How Sun Life Boosts Distribution with Big Data

The insurance industry is continuously on the lookout for ways to leverage the wealth of data it collects effectively. When Sun Life realized it was stewarding terabytes of data about its end clients, VP of distribution operations Tom Gilligan and his team set out to turn some of that information into a consumable form for brokers of its group insurance products.

“We have a really big database of customers and their plan designs because we quote on about 20,000 employers a year,” Gilligan says. “We’re also going after more and different external data sources. We’re all about helping brokers make better decisions with their employer customers using data.”

The end result was Sun Life’s proprietary Benefit Profile Tool, which incorporates all kinds of data from demographics to plan design information to claim data, in order to help brokers provide prospects and clients with an elaborate presentation on which products are best for their company.

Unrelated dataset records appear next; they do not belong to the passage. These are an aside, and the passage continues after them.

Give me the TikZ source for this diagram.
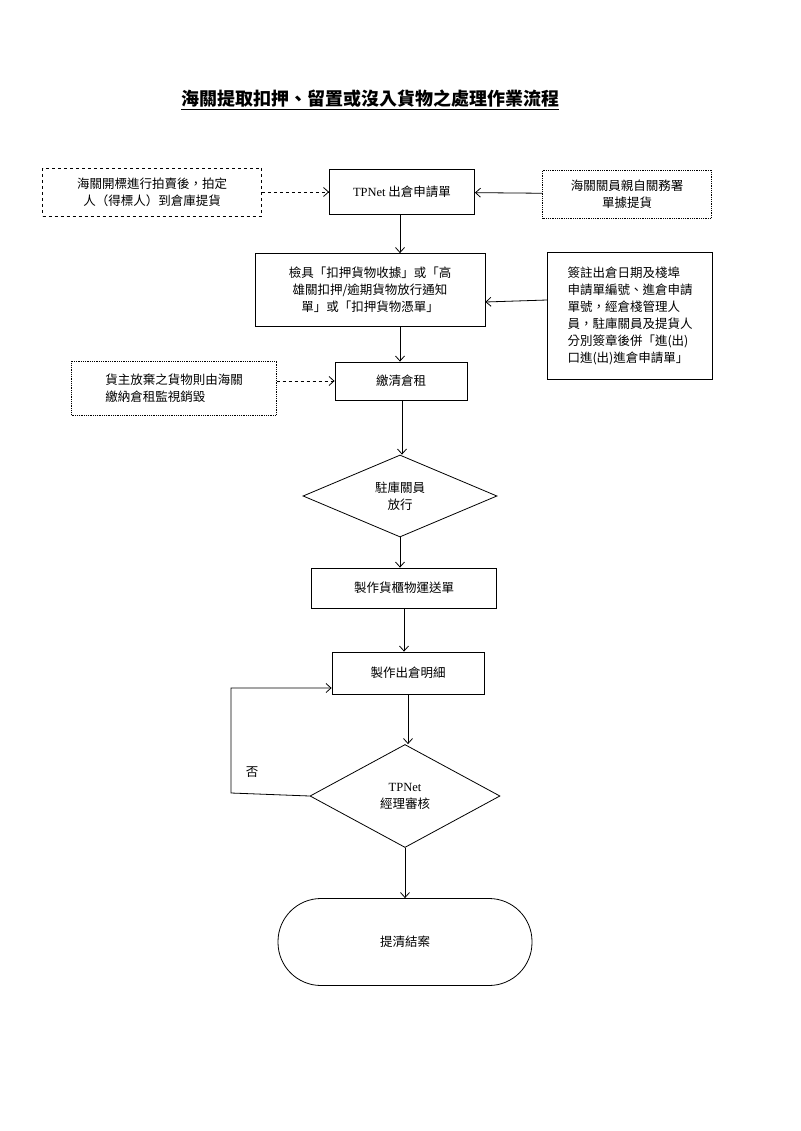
\documentclass[tikz,border=0pt]{standalone}
\usepackage{fontspec}
\setmainfont{Liberation Serif}
\newfontfamily\cjk{Noto Sans CJK TC}
\usetikzlibrary{arrows.meta}
\usetikzlibrary{shapes.geometric}

\tikzset{
	box/.style={draw,thick,align=center,inner sep=2pt},
	dbox/.style={box,dashed},
	tbox/.style={box,densely dotted,thin},
	dec/.style={draw,thick,diamond,aspect=2.35,align=center,inner sep=0pt},
	flow/.style={thick,-{Straight Barb[length=5pt,width=9pt]}},
}

\begin{document}
\begin{tikzpicture}[x=1pt,y=-1pt,font=\cjk\fontsize{12.5}{17}\selectfont]
	\useasboundingbox (0,0) rectangle (800,1131);
	\node[font=\cjk\bfseries\fontsize{18}{22}\selectfont] (title) at (370,100) {\underline{海關提取扣押、留置或沒入貨物之處理作業流程}};
	% upper row
	\node[dbox,minimum width=219,minimum height=48] (auction) at (152,192) {海關開標進行拍賣後，拍定\\人（得標人）到倉庫提貨};
	\node[box,minimum width=145,minimum height=45] (apply) at (402,192) {{\rmfamily TPNet} 出倉申請單};
	\node[tbox,minimum width=169,minimum height=48] (staff) at (627,194) {海關關員親自關務署\\單據提貨};
	\node[box,minimum width=230,minimum height=73] (check) at (370,290) {檢具「扣押貨物收據」或「高\\雄關扣押/逾期貨物放行通知\\單」或「扣押貨物憑單」};
	\node[box,minimum width=165,minimum height=127,align=left] (sign) at (630,316) {簽註出倉日期及棧埠\\申請單編號、進倉申請\\單號，經倉棧管理人\\員，駐庫關員及提貨人\\分別簽章後併「進(出)\\口進(出)進倉申請單」};
	\node[box,minimum width=132,minimum height=38] (rent) at (401,381) {繳清倉租};
	\node[tbox,minimum width=205,minimum height=54,align=left] (abandon) at (174,388) {貨主放棄之貨物則由海關\\繳納倉租監視銷毀};
	% main flow
	\node[dec,minimum width=194,minimum height=82] (release) at (400,496) {駐庫關員\\放行};
	\node[box,minimum width=185,minimum height=40] (transport) at (404,588) {製作貨櫃物運送單};
	\node[box,minimum width=152,minimum height=42] (detail) at (408,673) {製作出倉明細};
	\node[dec,minimum width=190,minimum height=103] (review) at (405,796) {{\rmfamily TPNet}\\經理審核};
	\node[draw,thick,rounded corners=43,minimum width=254,minimum height=87] (done) at (405,942) {提清結案};
	\coordinate (lb) at (231,793);
	\coordinate (lt) at (231,688);
	\node (no) at (252,772) {否};
	% connectors
	\draw[flow,dashed] (auction) -- (apply);
	\draw[flow] (staff) -- (apply);
	\draw[flow] (apply.south -| 400,0) -- (check.north -| 400,0);
	\draw[flow] (sign.west |- 0,300) -- (check.east |- 0,302);
	\draw[flow] (check.south -| 400,0) -- (rent.north -| 400,0);
	\draw[flow,dashed] (abandon.east |- 0,381) -- (rent.west |- 0,381);
	\draw[flow] (rent.south -| 402,0) -- (release.north -| 402,0);
	\draw[flow] (release) -- (release |- transport.north);
	\draw[flow] (transport) -- (transport |- detail.north);
	\draw[flow] (detail) -- (detail |- review.north);
	\draw[flow] (review) -- (review |- done.north);
	\draw[flow] (review.west) -- (lb) -- (lt) -- (detail.west |- lt);
\end{tikzpicture}
\end{document}
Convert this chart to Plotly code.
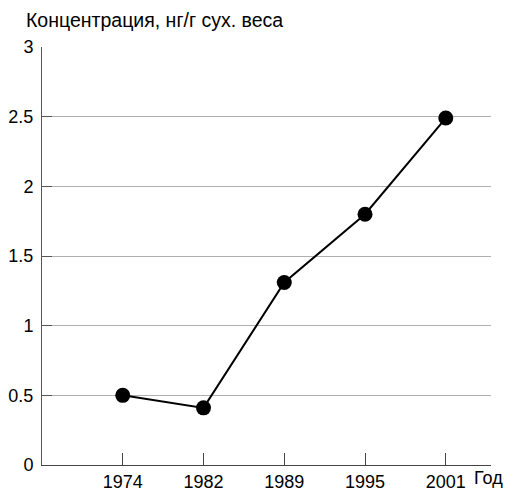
import plotly.graph_objects as go

years = ["1974", "1982", "1989", "1995", "2001"]
values = [0.5, 0.41, 1.31, 1.8, 2.49]
y_ticks = [0, 0.5, 1, 1.5, 2, 2.5, 3]
y_labels = ["0", "0.5", "1", "1.5", "2", "2.5", "3"]

font = "Liberation Sans, Arial, sans-serif"

fig = go.Figure()
fig.add_trace(go.Scatter(
    x=list(range(len(years))), y=values, mode="lines+markers",
    line=dict(color="black", width=2),
    marker=dict(color="black", size=15),
    showlegend=False, cliponaxis=False, hoverinfo="skip",
))

fig.update_layout(
    width=509, height=492,
    margin=dict(l=42, r=18, t=47, b=27, autoexpand=False),
    plot_bgcolor="white", paper_bgcolor="white",
    font=dict(family=font, size=18, color="black"),
    xaxis=dict(
        range=[-1, 4.56], tickmode="array",
        tickvals=list(range(len(years))), ticktext=years,
        showgrid=False, zeroline=False, automargin=False,
        showline=True, linecolor="#444", linewidth=1,
        ticks="inside", ticklen=12, tickcolor="#444", tickwidth=1,
        ticklabelstandoff=0,
    ),
    yaxis=dict(
        range=[0, 3], tickmode="array", tickvals=y_ticks, ticktext=y_labels,
        showgrid=True, gridcolor="#b0b0b0", gridwidth=1,
        zeroline=False, automargin=False,
        showline=True, linecolor="#555", linewidth=1,
        ticks="inside", ticklen=10, tickcolor="#555", tickwidth=1,
        ticklabelstandoff=4,
    ),
    annotations=[
        dict(text="Концентрация, нг/г сух. веса", xref="paper", yref="paper",
             x=-0.04, y=1.0, xanchor="left", yanchor="bottom", yshift=14,
             showarrow=False, font=dict(size=19.5)),
        dict(text="Год", xref="paper", yref="paper",
             x=0.9577, y=0, xanchor="left", yanchor="top", yshift=-1,
             showarrow=False, font=dict(size=18)),
    ],
)

fig.write_html(
    "out.html",
    config={"displayModeBar": False},
    post_script="document.body.style.margin='0';document.body.style.overflow='hidden';",
)
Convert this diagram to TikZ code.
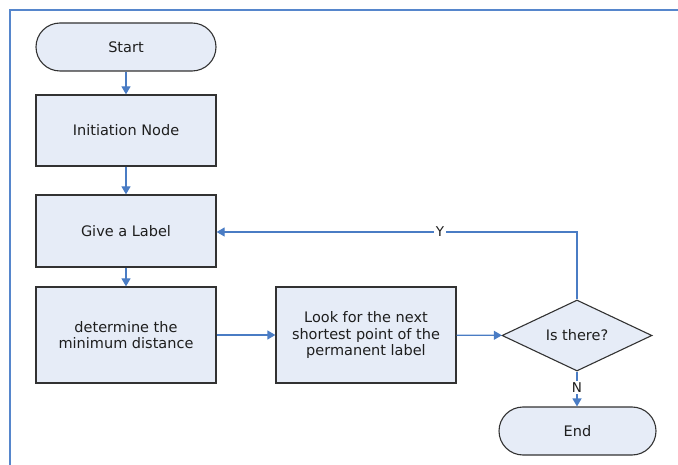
\documentclass[tikz,border=0pt]{standalone}
\usepackage{fontspec}
\setmainfont{DejaVu Sans}
\usetikzlibrary{shapes.geometric,arrows.meta}
\definecolor{boxfill}{RGB}{230,236,247}
\definecolor{boxline}{RGB}{50,50,50}
\definecolor{conn}{RGB}{74,124,196}
\definecolor{frame}{RGB}{86,134,204}
\definecolor{txt}{RGB}{30,30,30}
\tikzset{
  boxfont/.style={font=\fontsize{14.5}{16.5}\selectfont},
  procbox/.style={draw=boxline, line width=1.3pt, fill=boxfill, minimum width=180pt, minimum height=72pt, inner sep=0pt, align=center, text=txt, boxfont},
  termbox/.style={draw=boxline, line width=1.1pt, fill=boxfill, rounded corners=24pt, minimum width=180pt, minimum height=48pt, inner sep=0pt, text=txt, boxfont},
  decbox/.style={diamond, draw=boxline, line width=1.1pt, fill=boxfill, minimum width=150pt, minimum height=71pt, inner sep=0pt, aspect=2.1, text=txt, boxfont},
  flow/.style={draw=conn, line width=1.3pt, -{Triangle[length=8pt,width=9pt]}},
  flowlabel/.style={fill=white, inner sep=1.5pt, text=txt, font=\fontsize{13.5}{15}\selectfont}
}
\begin{document}
\begin{tikzpicture}[x=1pt,y=-1pt]
\useasboundingbox (0,0) rectangle (678,465);
\draw[frame, line width=2pt] (678,10) -- (10,10) -- (10,465);
\node[termbox] (start) at (126,47) {Start};
\node[procbox, minimum height=71pt] (init) at (126,130.5) {Initiation Node};
\node[procbox] (give) at (126,231) {Give a Label};
\node[procbox, minimum height=96pt] (det) at (126,335) {determine the\\minimum distance};
\node[procbox, minimum height=96pt] (look) at (366,335) {Look for the next\\shortest point of the\\permanent label};
\node[decbox] (dec) at (577,335.5) {Is there?};
\node[termbox, minimum width=157pt] (end) at (577.5,431) {End};
\coordinate (corner) at (577,232);
\draw[flow] (start) -- (init);
\draw[flow] (init) -- (give);
\draw[flow] (give) -- (det);
\draw[flow] (det) -- (look);
\draw[flow] (look) -- (dec);
\draw[flow] (dec.north) -- (corner) -- node[flowlabel, pos=0.38] {Y} (give.east |- corner);
\draw[flow] (dec.south) -- node[flowlabel, pos=0.45] {N} (end.north -| dec.south);
\end{tikzpicture}
\end{document}
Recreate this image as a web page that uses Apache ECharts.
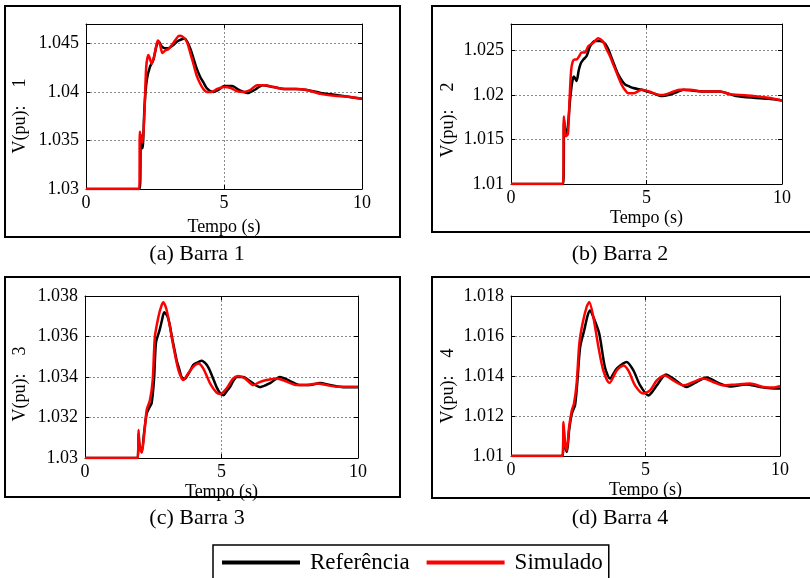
<!DOCTYPE html>
<html><head><meta charset="utf-8">
<script src="https://cdn.jsdelivr.net/npm/echarts@6/dist/echarts.min.js"></script>
<style>html,body{margin:0;padding:0;background:#fff}#c{width:810px;height:578px}</style>
</head><body><div id="c"></div>
<script>
// ---- data ----
const xTicks = [0, 5, 10];
const panelTitles = ['(a) Barra 1', '(b) Barra 2', '(c) Barra 3', '(d) Barra 4'];
const yTitles = ['V(pu):    1', 'V(pu):    2', 'V(pu):    3', 'V(pu):    4'];
const seriesNames = ['Referência', 'Simulado'];

// Barra 1
const t1Ref = [0,1.95,1.98,2.0,2.05,2.12,2.2,2.32,2.44,2.55,2.64,2.74,2.88,2.98,3.15,3.3,3.45,3.57,3.68,3.8,3.9,4.0,4.13,4.25,4.37,4.5,4.62,4.8,5.0,5.3,5.55,5.85,6.1,6.4,6.8,7.2,7.6,8.0,8.5,9.0,9.5,10];
const v1Ref = [1.03,1.03,1.0352,1.0355,1.0342,1.0385,1.0412,1.0426,1.0433,1.0447,1.0452,1.0447,1.0445,1.0445,1.0448,1.0452,1.0454,1.0455,1.0451,1.0443,1.0434,1.0425,1.0416,1.041,1.0404,1.0401,1.04,1.0402,1.0406,1.0406,1.0402,1.0399,1.0402,1.0407,1.0405,1.0403,1.0403,1.0402,1.0399,1.0397,1.0395,1.0393];
const t1Sim = [0,1.93,1.95,1.99,2.05,2.12,2.18,2.26,2.32,2.38,2.48,2.6,2.68,2.77,2.88,2.98,3.1,3.25,3.38,3.5,3.65,3.78,3.9,4.02,4.13,4.25,4.38,4.55,4.75,5.0,5.25,5.45,5.7,5.95,6.2,6.5,6.8,7.2,7.6,8.0,8.5,9.0,9.5,10];
const v1Sim = [1.03,1.03,1.0359,1.0352,1.0348,1.038,1.0425,1.0438,1.0434,1.0429,1.0438,1.0453,1.0449,1.044,1.0443,1.0444,1.0448,1.0454,1.0458,1.0457,1.0452,1.044,1.0428,1.0416,1.0409,1.0403,1.04,1.04,1.0403,1.0405,1.0404,1.0401,1.04,1.0402,1.0407,1.0407,1.0405,1.0403,1.0403,1.0402,1.0398,1.0396,1.0395,1.0393];

// Barra 2
const t2Ref = [0,1.93,1.96,2.02,2.1,2.18,2.26,2.32,2.42,2.5,2.58,2.67,2.79,2.92,3.1,3.28,3.47,3.6,3.71,3.85,3.96,4.1,4.21,4.35,4.51,4.82,5.25,5.57,5.8,6.1,6.36,6.73,7.2,7.7,8.3,8.94,9.5,10];
const v2Ref = [1.01,1.01,1.0172,1.0154,1.0165,1.0195,1.0215,1.0221,1.0216,1.0228,1.0236,1.024,1.0244,1.0255,1.0261,1.0261,1.0258,1.0251,1.0242,1.0231,1.0223,1.0216,1.0212,1.021,1.0208,1.0206,1.0202,1.0199,1.02,1.0203,1.0206,1.0205,1.0204,1.0204,1.0199,1.0197,1.0196,1.0194];
const t2Sim = [0,1.92,1.95,2.02,2.1,2.16,2.22,2.28,2.35,2.42,2.52,2.6,2.73,2.85,3.04,3.22,3.4,3.52,3.65,3.78,3.9,4.08,4.2,4.33,4.51,4.82,5.1,5.5,5.74,6.0,6.24,6.6,7.1,7.7,8.1,8.94,9.5,10];
const v2Sim = [1.01,1.01,1.0176,1.0154,1.0156,1.0195,1.0228,1.0238,1.024,1.024,1.0244,1.0248,1.0248,1.0255,1.0259,1.0264,1.026,1.0252,1.0244,1.0234,1.0225,1.0212,1.0206,1.0202,1.0202,1.0206,1.0204,1.02,1.0201,1.0204,1.0206,1.0206,1.0204,1.0204,1.0201,1.0199,1.0197,1.0194];

// Barra 3
const t3Ref = [0,1.93,1.96,2.0,2.08,2.16,2.26,2.36,2.44,2.53,2.6,2.73,2.82,2.9,3.02,3.1,3.18,3.27,3.36,3.45,3.54,3.66,3.76,3.85,3.97,4.09,4.27,4.46,4.58,4.7,4.82,4.95,5.07,5.19,5.31,5.43,5.56,5.8,6.04,6.41,6.78,7.14,7.51,7.88,8.24,8.61,8.97,9.46,10];
const v3Ref = [1.03,1.03,1.0312,1.0306,1.0303,1.0312,1.0322,1.0325,1.0327,1.0339,1.0357,1.0363,1.0368,1.0372,1.037,1.0366,1.036,1.0354,1.0348,1.0344,1.034,1.0339,1.0341,1.0343,1.0346,1.0347,1.0348,1.0346,1.0343,1.0339,1.0335,1.0332,1.0331,1.0333,1.0335,1.0338,1.034,1.034,1.0338,1.0335,1.0337,1.034,1.0338,1.0336,1.0336,1.0337,1.0336,1.0335,1.0335];
const t3Sim = [0,1.93,1.96,2.0,2.08,2.16,2.26,2.38,2.48,2.56,2.69,2.79,2.87,2.99,3.11,3.24,3.42,3.6,3.78,3.97,4.15,4.33,4.58,4.82,4.95,5.19,5.43,5.62,5.86,6.17,6.35,6.65,7.02,7.39,7.75,8.12,8.49,8.85,9.22,10];
const v3Sim = [1.03,1.03,1.03138,1.03056,1.03026,1.03105,1.03237,1.03286,1.03385,1.03599,1.03698,1.03748,1.03769,1.03731,1.03649,1.0355,1.03435,1.03385,1.03418,1.03451,1.03467,1.03443,1.03369,1.03323,1.03316,1.03344,1.03393,1.03405,1.03393,1.0336,1.03372,1.03385,1.03393,1.03377,1.0336,1.0336,1.03368,1.0336,1.03352,1.03352];

// Barra 4
const t4Ref = [0,1.92,1.95,2.0,2.08,2.16,2.26,2.38,2.47,2.57,2.72,2.85,2.94,3.06,3.28,3.49,3.68,3.93,4.3,4.55,4.8,5.11,5.42,5.76,6.03,6.53,6.9,7.27,7.77,8.14,8.75,9.26,9.94,10];
const v4Ref = [1.01,1.01,1.01145,1.01062,1.0102,1.01128,1.01212,1.01253,1.01378,1.01545,1.01628,1.01703,1.01728,1.01695,1.01612,1.01445,1.01387,1.01437,1.0147,1.01428,1.01353,1.01303,1.01353,1.01408,1.01387,1.01345,1.0137,1.01392,1.01362,1.01348,1.01358,1.01345,1.01337,1.01337];
const t4Sim = [0,1.92,1.95,2.0,2.07,2.16,2.26,2.34,2.44,2.54,2.66,2.81,2.91,3.06,3.25,3.43,3.66,3.93,4.18,4.36,4.61,4.92,5.17,5.42,5.72,6.03,6.41,6.78,7.15,7.52,7.89,8.39,8.88,9.38,9.75,10];
const v4Sim = [1.01,1.01,1.0117,1.01078,1.01028,1.01145,1.01228,1.01262,1.01362,1.01562,1.01662,1.01745,1.0177,1.01695,1.01545,1.01428,1.01365,1.01428,1.01453,1.01428,1.01353,1.01312,1.01328,1.01378,1.01403,1.01378,1.01353,1.0137,1.01387,1.0137,1.01353,1.01358,1.01362,1.01345,1.01342,1.0135];

// y-axis ranges / tick steps
const yMin = [1.03, 1.01, 1.03, 1.01];
const yMax = [1.047, 1.028, 1.038, 1.018];
const yStep = [0.005, 0.005, 0.002, 0.002];

// ---- layout ----
const FONT = "'Liberation Serif', 'Times New Roman', serif";
const grids = [
  {left: 86, top: 24, width: 276, height: 165},
  {left: 511, top: 24, width: 271, height: 160},
  {left: 85, top: 296, width: 273, height: 162},
  {left: 511, top: 296, width: 269, height: 160}
];
const nameGaps = [29, 25, 25, 25];
const boxes = [
  {x: 5, y: 6, width: 395, height: 231},
  {x: 432, y: 6, width: 390, height: 226},
  {x: 5, y: 277, width: 395, height: 220},
  {x: 432, y: 277, width: 390, height: 221}
];
const captionPos = [[197, 254], [620, 254], [197, 518], [620, 518]];
const yTitlePos = [[20, 116], [448, 120], [20, 384], [448, 386]];

const refT = [t1Ref, t2Ref, t3Ref, t4Ref], refV = [v1Ref, v2Ref, v3Ref, v4Ref];
const simT = [t1Sim, t2Sim, t3Sim, t4Sim], simV = [v1Sim, v2Sim, v3Sim, v4Sim];
const pairs = (t, v) => t.map((x, i) => [x, v[i]]);

const gridLine = {show: true, lineStyle: {color: '#8a8a8a', type: [2, 2], width: 1}};
const axLine = {show: true, onZero: false, lineStyle: {color: '#000', width: 1}};
const tick = {show: true, inside: true, length: 4, lineStyle: {color: '#000'}};
const fmt = v => String(parseFloat(Number(v).toFixed(4)));

const option = {
  animation: false,
  backgroundColor: '#fff',
  textStyle: {fontFamily: FONT},
  grid: grids.map(g => Object.assign({containLabel: false}, g)),
  xAxis: [], yAxis: [], series: [],
  legend: {
    data: seriesNames,
    left: 213, top: 545,
    padding: [6, 6, 6, 9],
    itemGap: 17, itemWidth: 78, itemHeight: 4, icon: 'rect',
    borderColor: '#000', borderWidth: 1.5,
    textStyle: {fontFamily: FONT, fontSize: 23, color: '#000', padding: [0, 0, 0, 5]}
  },
  graphic: []
};

for (let p = 0; p < 4; p++) {
  option.xAxis.push({
    type: 'value', gridIndex: p, min: 0, max: 10, interval: 5, position: 'bottom',
    axisLine: axLine, axisTick: tick, splitLine: gridLine,
    axisLabel: {fontFamily: FONT, fontSize: 18, color: '#000', margin: 5,
      formatter: v => (xTicks.indexOf(v) >= 0 ? String(v) : '')},
    name: 'Tempo (s)', nameLocation: 'middle', nameGap: nameGaps[p],
    nameTextStyle: {fontFamily: FONT, fontSize: 18, color: '#000'}
  });
  option.xAxis.push({
    type: 'value', gridIndex: p, min: 0, max: 10, interval: 5, position: 'top',
    axisLine: axLine, axisTick: tick, splitLine: {show: false}, axisLabel: {show: false}
  });
  option.yAxis.push({
    type: 'value', gridIndex: p, min: yMin[p], max: yMax[p], interval: yStep[p], position: 'left',
    axisLine: axLine, axisTick: tick, splitLine: gridLine,
    axisLabel: {fontFamily: FONT, fontSize: 18, color: '#000', margin: 7, showMaxLabel: p >= 2, formatter: fmt}
  });
  option.yAxis.push({
    type: 'value', gridIndex: p, min: yMin[p], max: yMax[p], interval: yStep[p], position: 'right',
    axisLine: axLine, axisTick: tick, splitLine: {show: false}, axisLabel: {show: false}
  });
  option.series.push({
    name: seriesNames[0], type: 'line', xAxisIndex: 2 * p, yAxisIndex: 2 * p,
    data: pairs(refT[p], refV[p]), showSymbol: false, smooth: 0.25,
    lineStyle: {color: '#000', width: 2.5}, itemStyle: {color: '#000'}, z: 2
  });
  option.series.push({
    name: seriesNames[1], type: 'line', xAxisIndex: 2 * p, yAxisIndex: 2 * p,
    data: pairs(simT[p], simV[p]), showSymbol: false, smooth: 0.25,
    lineStyle: {color: '#ff0000', width: 2.5}, itemStyle: {color: '#ff0000'}, z: 3
  });
  option.graphic.push({
    type: 'rect', shape: boxes[p], style: {fill: 'none', stroke: '#000', lineWidth: 2}, silent: true
  });
  option.graphic.push({
    type: 'text', x: captionPos[p][0], y: captionPos[p][1],
    style: {text: panelTitles[p], font: '22px ' + FONT, fill: '#000', align: 'center', verticalAlign: 'middle'}
  });
  option.graphic.push({
    type: 'text', x: yTitlePos[p][0], y: yTitlePos[p][1], rotation: Math.PI / 2,
    style: {text: yTitles[p], font: '18px ' + FONT, fill: '#000', align: 'center', verticalAlign: 'middle'}
  });
}

const chart = echarts.init(document.getElementById('c'), null, {renderer: 'canvas'});
chart.setOption(option);
</script></body></html>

“A lot of people can grab data and prepare a report. We’ve achieved scale with a very professional benchmarking report, combined with demographic data, to really help the employer and the broker say, ‘How do my plan designs stack up against my peers?’” Gilligan explains.

Creating the tool allows Sun Life to get some mileage out of data that previously had been used only once or simply sat languishing on a server, Gilligan adds. The tool also benefits from frequent data calls to the Group MarketShare clearinghouse for market share information.

Key to the success of the tool – and a complementary Stop-Loss Benchmarking tool for self-insured clients – isn’t just providing the analytics, but representing them graphically in an easy-to-understand way for brokers and clients.

“Every group carrier in the country produces demographic information, but they’re all just sitting on it,” Gilligan says. “Using good graphics and data visualization, we help them do a side-by-side breakdown on any existing customer or prospect.”

For Sun Life organizationally, the success of the two distribution analytics tools has spurred greater exploration of big data in other business areas as well.

“We have a really strong team of data people -- I personally call them the data ninjas – that are very fast and effective,” Gilligan says. “We’ve all started talking about sources of data and leveraging data, people started to realize look what they did, then everyone kind of woke up internally it didn’t take the functional areas long to start coming up with ideas.”